We went to the ortho vet - he could tell there was swelling and something wrong just by feeling / palpating her - it was in her knee, not hip. Generally x-rays do not show a lot in a soft tissue injury, but a good orthopedic vet will know how to read them.

My advice is to see an orthopedic vet. In the mean time stick to low-moderate exercise, good steady walking, no playing with other dogs or jumping around. See if the first vet will recommend an anti-inflammatory to reduce swelling.

Our dog ended up having two TPLO knee surgeries, about $4000/each. She was young like your dog, the first one at 2.5 yrs, the second at 4yrs. We are very active and wanted her to be able to keep up. We walk a lot , but have stopped the jumping, agility type activities.


----------



## Nigel (Jul 10, 2012)

Did your vet do a drawer test? It can help to determine if there is ACL damage (won't confirm). Cruciate ligament damage won't show on X-rays. We ended up seeing an ortho vet and had a TPLO done on our male, it will be 2 years post op this December. 

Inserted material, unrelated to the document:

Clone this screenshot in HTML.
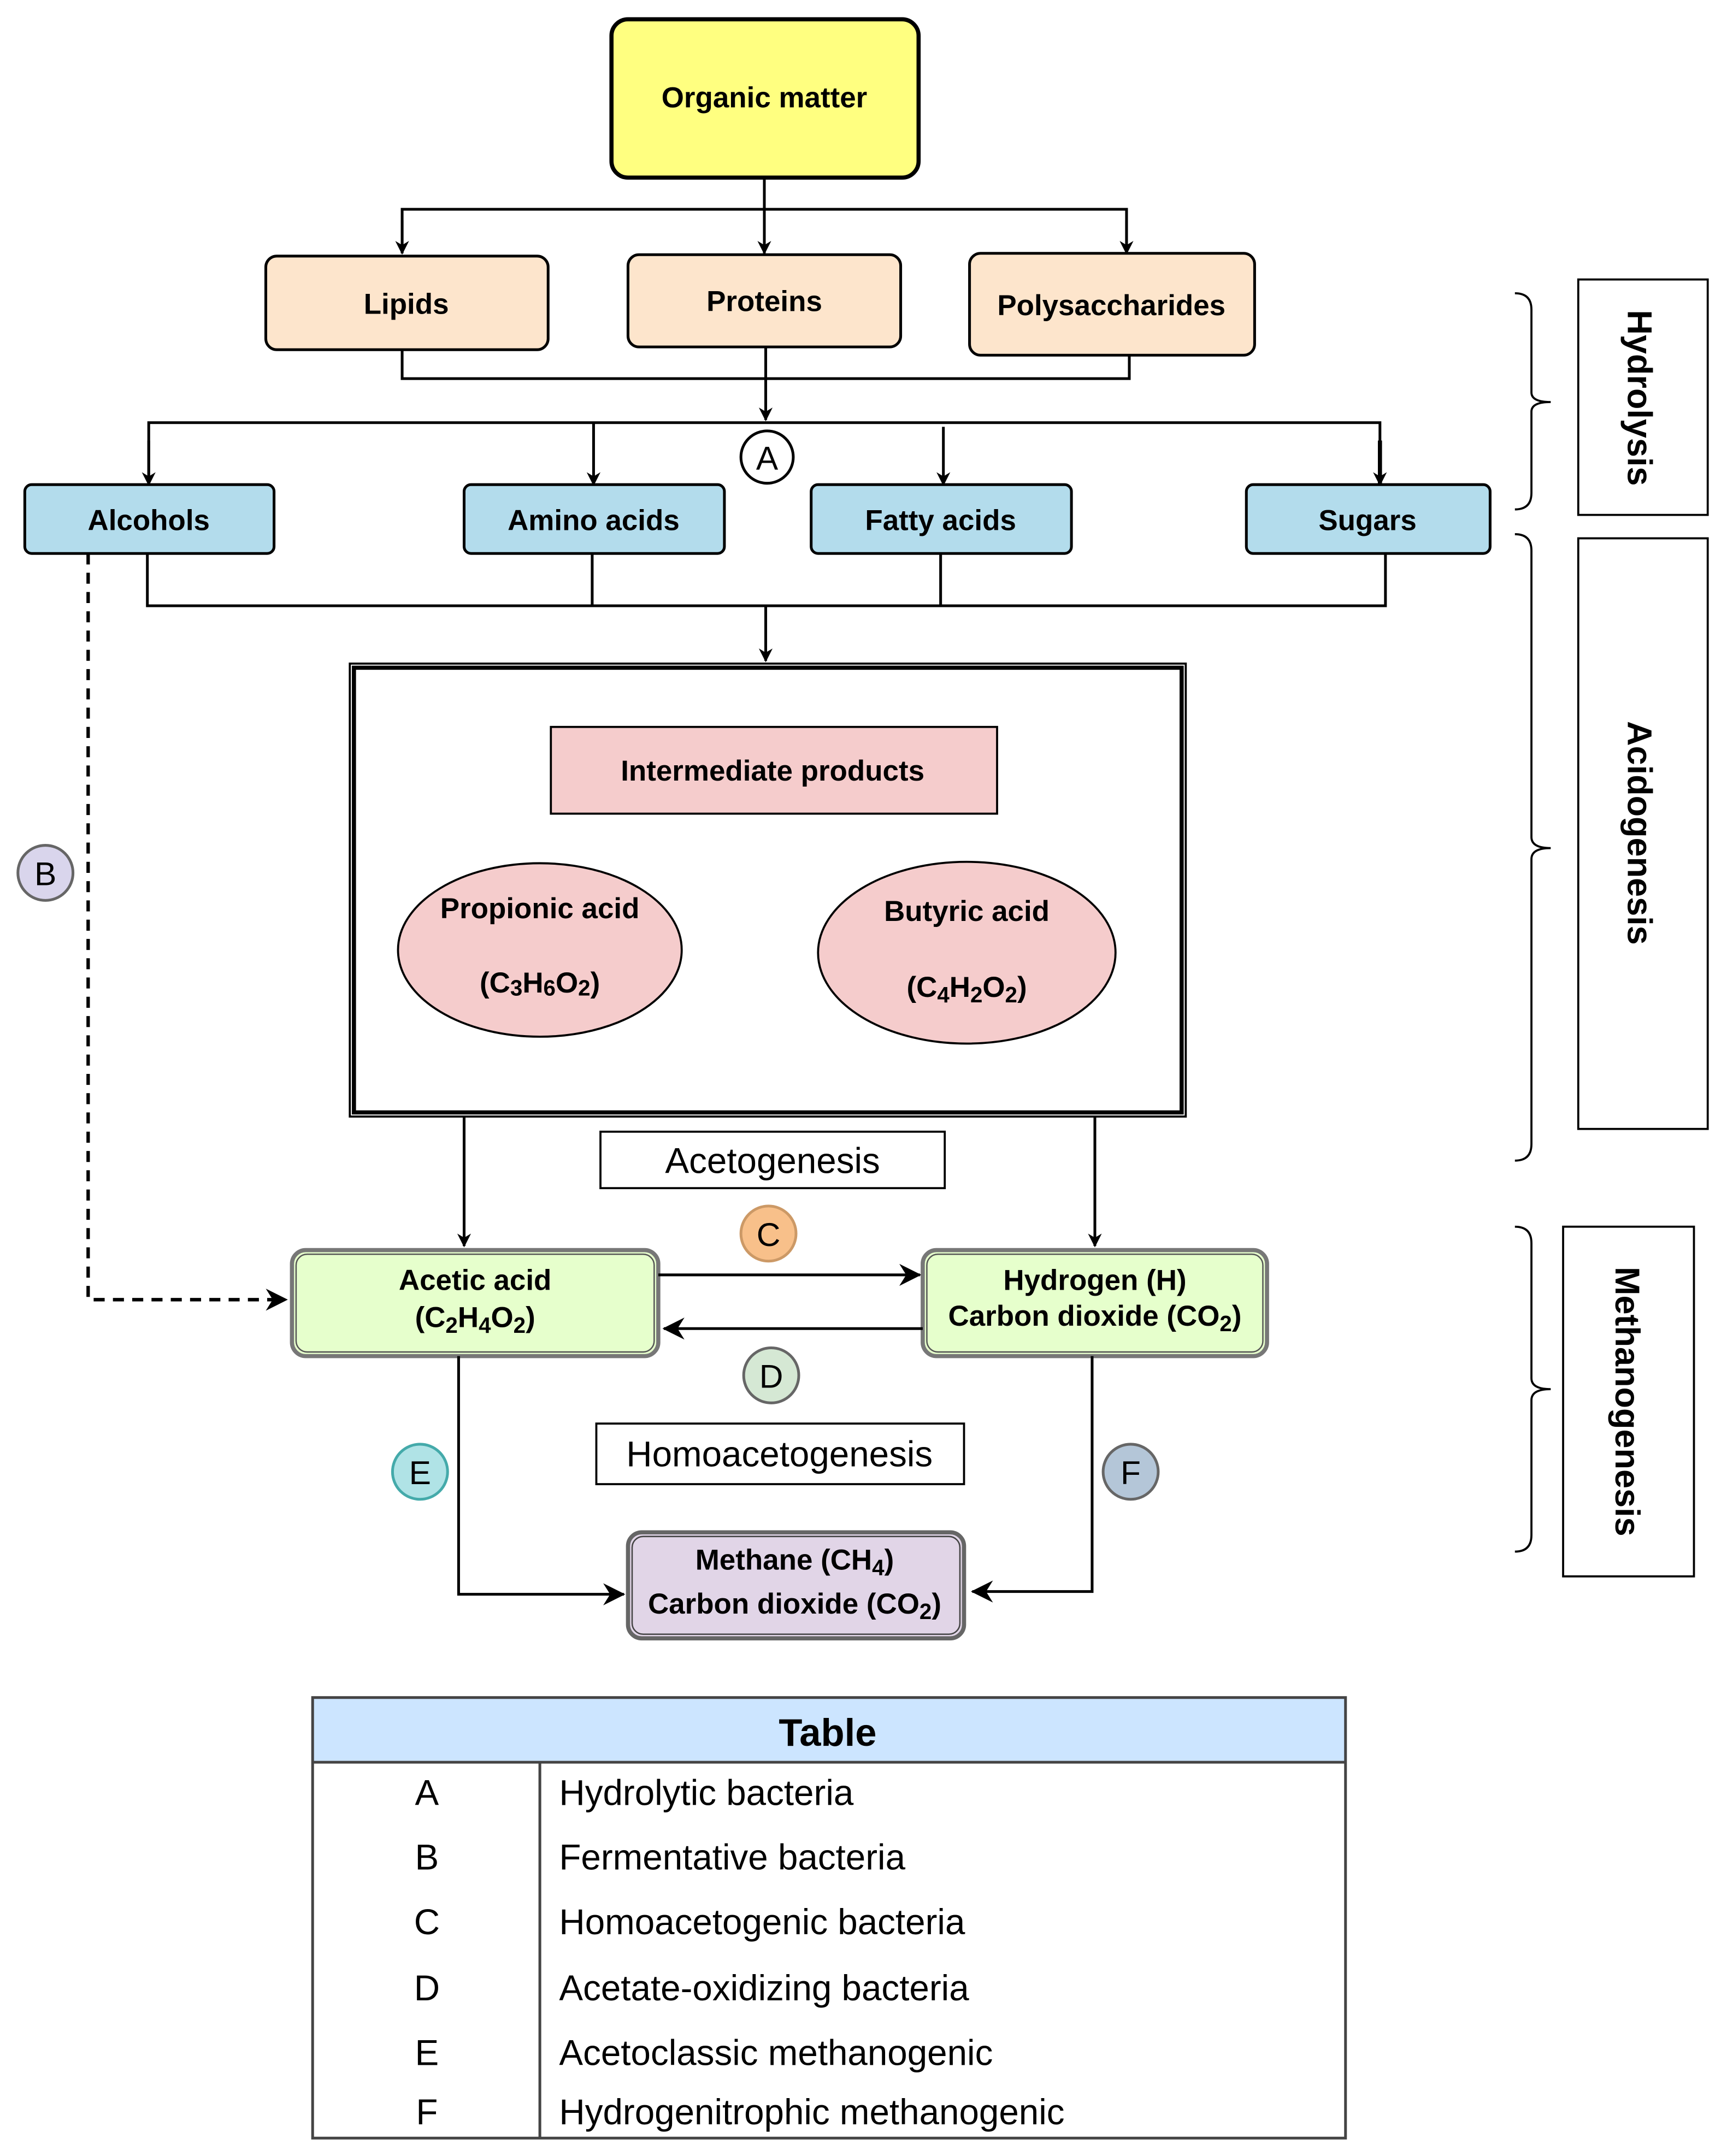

We tried rest and restricted exercise first, but the limp returned. I'm trying to remember, so I'm not sure if I got this right, but if there is damage to the CL there is a risk of damage to the miniscus if the dog continues to run, play, jump in that condition?


----------



## JimAnEmma (Sep 27, 2015)

Thanks for all the advice will be going back to the vet regarding possible cruciate ligament damage. Having now watched a you tube video with a gsd with damaged ligament it's the same gait.
Thanks Again I'll let you know how it goes.


----------



## melodystorey (Sep 30, 2015)

*Canine Activ*

Have you ever heard of Canine Activ? It is an all natural safe pain relief that promotes improved mobility and is a homeopathic analgesic for dogs. I have my 14 year old on it and it is simply amazing. He acts like a 2 year old puppy again. The company is great and offers free samples and money back.


----------



## JimAnEmma (Sep 27, 2015)

Well finally got a referral to see a good ortho vet today, as soon as he looked at the X-rays he spotted the damaged cruciate ligament straight off. And also commented on how good his hip joints were, some of the best he's seen, so at least some good news.
So thats him, they kept Dave in for the night and are doing TTA in the morning
so we should have him back Thursday morning.
So thanks for pointing me in the cruciate direction, the advice and a bit of research had me insisting on the referral after the initial vets dithering with hip or spinal damage despite all pointing to ligament damage.
So thanks again and roll on Thursday.


----------



## Nigel (Jul 10, 2012)

Glad you've gotten it figured out. Hope Surgery goes well, don't forget to give us an update when you get a chance.


----------



## JimAnEmma (Sep 27, 2015)

Well that's 1 week post op and if he had the chance Dave would be round the field like a shot! Unbelievable in a week not even limping. The day we picked him up he dragged me bodily out of the place, he's a big lad 50kg of power with a dislike for vets. So have to keep a leash on him for a while he'll be devastated.
So thanks again for all the advice.


----------



## Nigel (Jul 10, 2012)

Ranger was eager to get back to playing, running, ect... But best to take it slow and limit the odds of injuring the opposite leg (approx. 50%). Rangers use of his leg appeared normal to me early on, however there can be some subtle differences, the physical therapist we used helped us with this, having someone video their movements is helpful too. Also, with some dogs, toenail wear may help show how even/uneven the use is between legs.


----------